**What the task requires:** Once the pictures are set aside, transcribe the remaining data exactly.

==============================

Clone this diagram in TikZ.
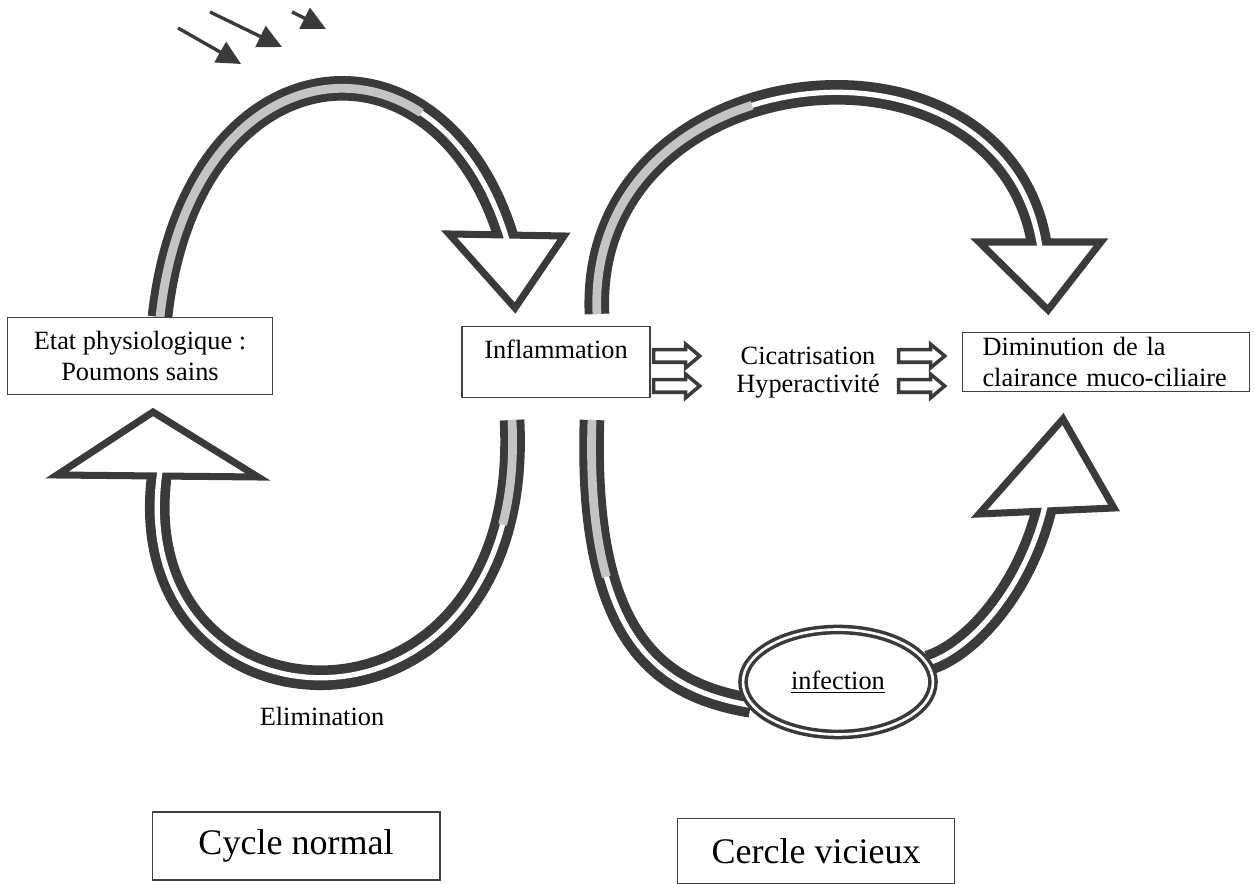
\documentclass[tikz,border=0pt]{standalone}
\usepackage{fontspec}
\setmainfont{Liberation Serif}
\usetikzlibrary{shapes, shapes.geometric, shapes.arrows, arrows.meta, positioning, calc}
\definecolor{bandgray}{HTML}{3A3A3A}
\definecolor{dotgray}{HTML}{C4C4C4}
\pgfdeclarelayer{background}
\pgfsetlayers{background,main}

\begin{document}
\begin{tikzpicture}[
        x=0.02cm, y=-0.02cm,
        every node/.style={font=\fontsize{15}{18}\selectfont, inner sep=0pt},
        box/.style={draw=black!75, line width=0.6pt, align=center},
        band/.style={draw=bandgray, line width=14pt},
        stripe/.style={draw=white, line width=3pt},
        dotstripe/.style={draw=dotgray, line width=5pt, dash pattern=on #1 off 3000pt},
        head/.style={draw=bandgray, fill=white, line width=4pt, line join=miter},
        blockarrow/.style={single arrow, draw=bandgray, fill=white, line width=2pt, minimum height=0.92cm, inner sep=0.09cm, single arrow head extend=0.11cm, single arrow tip angle=80},
        smallarrow/.style={-{Triangle[length=0.48cm, width=0.46cm]}, draw=bandgray, line width=1.9pt}
        ]
        \useasboundingbox (0,0) rectangle (1255,884);

        % boites
        \node (etat) [box, minimum width=5.3cm, minimum height=1.54cm] at (140,356) {Etat physiologique :\\Poumons sains};
        \node (inflam) [box, minimum width=3.76cm, minimum height=1.42cm] at (556,362) {\raisebox{0.5cm}{Inflammation}};
        \node (dimin) [box, align=left, text width=4.94cm, minimum height=1.18cm, inner xsep=0.4cm] at (1106,362) {Diminution de la\\clairance muco-ciliaire};
        \node (infect) [ellipse, draw=bandgray, double=white, double distance=1.5pt, line width=2pt, fill=white, minimum width=3.8cm, minimum height=2.1cm] at (838,682) {\underline{infection}};

        \node (cicat) at (808,356) {Cicatrisation};
        \node (hyper) at (808,386) {Hyperactivité};
        \node (ar1) [blockarrow] at (673,356) {};
        \node (ar2) [blockarrow] at (673,386) {};
        \node (ar3) [blockarrow] at (918,356) {};
        \node (ar4) [blockarrow] at (918,386) {};

        \node (elim) at (322,716) {Elimination};
        \node (cycle) [box, font=\fontsize{20.5}{24}\selectfont, minimum width=5.76cm, minimum height=1.36cm] at (296,846) {Cycle normal};
        \node (cercle) [box, font=\fontsize{20.5}{24}\selectfont, minimum width=5.54cm, minimum height=1.3cm] at (816,851) {Cercle vicieux};

        % bouts des bandes
        \coordinate (s1) at (160,317);
        \coordinate (e1) at (507,240);
        \coordinate (s2) at (512,420);
        \coordinate (e2) at (160,471);
        \coordinate (s3) at (597,314);
        \coordinate (e3) at (1040,248);
        \coordinate (s4) at (592,420);
        \coordinate (e4) at (1045,506);

        % petites fleches
        \coordinate (r1a) at (178,28);
        \coordinate (r1b) at (241,64);
        \coordinate (r2a) at (210,12);
        \coordinate (r2b) at (282,47);
        \coordinate (r3a) at (292,12);
        \coordinate (r3b) at (326,29);
        \draw[smallarrow] (r1a) -- (r1b);
        \draw[smallarrow] (r2a) -- (r2b);
        \draw[smallarrow] (r3a) -- (r3b);

        \begin{pgfonlayer}{background}
        \draw[band] (s1) .. controls (190,40) and (440,15) .. (e1);
        \draw[band] (s2) .. controls (530,765) and (120,745) .. (e2);
        \draw[band] (s3) .. controls (585,55) and (1005,10) .. (e3);
        \draw[band] (s4) .. controls (585,640) and (660,690) .. (infect.195);
        \draw[band] (infect.12) .. controls (970,650) and (1025,590) .. (e4);

        \draw[head] (449,234) -- (515,308) -- (564,236) -- cycle;
        \draw[head] (57,475) -- (153,412) -- (258,477) -- cycle;
        \draw[head] (979,242) -- (1048,310) -- (1101,242) -- cycle;
        \draw[head] (979,514) -- (1063,419) -- (1114,508) -- cycle;

        \draw[stripe] (s1) .. controls (190,40) and (440,15) .. (e1);
        \draw[stripe] (s2) .. controls (530,765) and (120,745) .. (e2);
        \draw[stripe] (s3) .. controls (585,55) and (1005,10) .. (e3);
        \draw[stripe] (s4) .. controls (585,640) and (660,690) .. (infect.195);
        \draw[stripe] (infect.12) .. controls (970,650) and (1025,590) .. (e4);

        \draw[dotstripe=230pt] (s1) .. controls (190,40) and (440,15) .. (e1);
        \draw[dotstripe=60pt] (s2) .. controls (530,765) and (120,745) .. (e2);
        \draw[dotstripe=160pt] (s3) .. controls (585,55) and (1005,10) .. (e3);
        \draw[dotstripe=90pt] (s4) .. controls (585,640) and (660,690) .. (infect.195);
        \end{pgfonlayer}
    \end{tikzpicture}
\end{document}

==============================

**Solution for this exercise:**
Clone this diagram in TikZ.
\documentclass[tikz,border=0pt]{standalone}
\usepackage{fontspec}
\setmainfont{Liberation Serif}
\usetikzlibrary{shapes, shapes.geometric, shapes.arrows, arrows.meta, positioning, calc}
\definecolor{bandgray}{HTML}{3A3A3A}
\definecolor{dotgray}{HTML}{C4C4C4}
\pgfdeclarelayer{background}
\pgfsetlayers{background,main}

\begin{document}
\begin{tikzpicture}[
        x=0.02cm, y=-0.02cm,
        every node/.style={font=\fontsize{15}{18}\selectfont, inner sep=0pt},
        box/.style={draw=black!75, line width=0.6pt, align=center},
        band/.style={draw=bandgray, line width=14pt},
        stripe/.style={draw=white, line width=3pt},
        dotstripe/.style={draw=dotgray, line width=5pt, dash pattern=on #1 off 3000pt},
        head/.style={draw=bandgray, fill=white, line width=4pt, line join=miter},
        blockarrow/.style={single arrow, draw=bandgray, fill=white, line width=2pt, minimum height=0.92cm, inner sep=0.09cm, single arrow head extend=0.11cm, single arrow tip angle=80},
        smallarrow/.style={-{Triangle[length=0.48cm, width=0.46cm]}, draw=bandgray, line width=1.9pt}
        ]
        \useasboundingbox (0,0) rectangle (1255,884);

        % boites
        \node (etat) [box, minimum width=5.3cm, minimum height=1.54cm] at (140,356) {Etat physiologique :\\Poumons sains};
        \node (inflam) [box, minimum width=3.76cm, minimum height=1.42cm] at (556,362) {\raisebox{0.5cm}{Inflammation}};
        \node (dimin) [box, align=left, text width=4.94cm, minimum height=1.18cm, inner xsep=0.4cm] at (1106,362) {Diminution de la\\clairance muco-ciliaire};
        \node (infect) [ellipse, draw=bandgray, double=white, double distance=1.5pt, line width=2pt, fill=white, minimum width=3.8cm, minimum height=2.1cm] at (838,682) {\underline{infection}};

        \node (cicat) at (808,356) {Cicatrisation};
        \node (hyper) at (808,386) {Hyperactivité};
        \node (ar1) [blockarrow] at (673,356) {};
        \node (ar2) [blockarrow] at (673,386) {};
        \node (ar3) [blockarrow] at (918,356) {};
        \node (ar4) [blockarrow] at (918,386) {};

        \node (elim) at (322,716) {Elimination};
        \node (cycle) [box, font=\fontsize{20.5}{24}\selectfont, minimum width=5.76cm, minimum height=1.36cm] at (296,846) {Cycle normal};
        \node (cercle) [box, font=\fontsize{20.5}{24}\selectfont, minimum width=5.54cm, minimum height=1.3cm] at (816,851) {Cercle vicieux};

        % bouts des bandes
        \coordinate (s1) at (160,317);
        \coordinate (e1) at (507,240);
        \coordinate (s2) at (512,420);
        \coordinate (e2) at (160,471);
        \coordinate (s3) at (597,314);
        \coordinate (e3) at (1040,248);
        \coordinate (s4) at (592,420);
        \coordinate (e4) at (1045,506);

        % petites fleches
        \coordinate (r1a) at (178,28);
        \coordinate (r1b) at (241,64);
        \coordinate (r2a) at (210,12);
        \coordinate (r2b) at (282,47);
        \coordinate (r3a) at (292,12);
        \coordinate (r3b) at (326,29);
        \draw[smallarrow] (r1a) -- (r1b);
        \draw[smallarrow] (r2a) -- (r2b);
        \draw[smallarrow] (r3a) -- (r3b);

        \begin{pgfonlayer}{background}
        \draw[band] (s1) .. controls (190,40) and (440,15) .. (e1);
        \draw[band] (s2) .. controls (530,765) and (120,745) .. (e2);
        \draw[band] (s3) .. controls (585,55) and (1005,10) .. (e3);
        \draw[band] (s4) .. controls (585,640) and (660,690) .. (infect.195);
        \draw[band] (infect.12) .. controls (970,650) and (1025,590) .. (e4);

        \draw[head] (449,234) -- (515,308) -- (564,236) -- cycle;
        \draw[head] (57,475) -- (153,412) -- (258,477) -- cycle;
        \draw[head] (979,242) -- (1048,310) -- (1101,242) -- cycle;
        \draw[head] (979,514) -- (1063,419) -- (1114,508) -- cycle;

        \draw[stripe] (s1) .. controls (190,40) and (440,15) .. (e1);
        \draw[stripe] (s2) .. controls (530,765) and (120,745) .. (e2);
        \draw[stripe] (s3) .. controls (585,55) and (1005,10) .. (e3);
        \draw[stripe] (s4) .. controls (585,640) and (660,690) .. (infect.195);
        \draw[stripe] (infect.12) .. controls (970,650) and (1025,590) .. (e4);

        \draw[dotstripe=230pt] (s1) .. controls (190,40) and (440,15) .. (e1);
        \draw[dotstripe=60pt] (s2) .. controls (530,765) and (120,745) .. (e2);
        \draw[dotstripe=160pt] (s3) .. controls (585,55) and (1005,10) .. (e3);
        \draw[dotstripe=90pt] (s4) .. controls (585,640) and (660,690) .. (infect.195);
        \end{pgfonlayer}
    \end{tikzpicture}
\end{document}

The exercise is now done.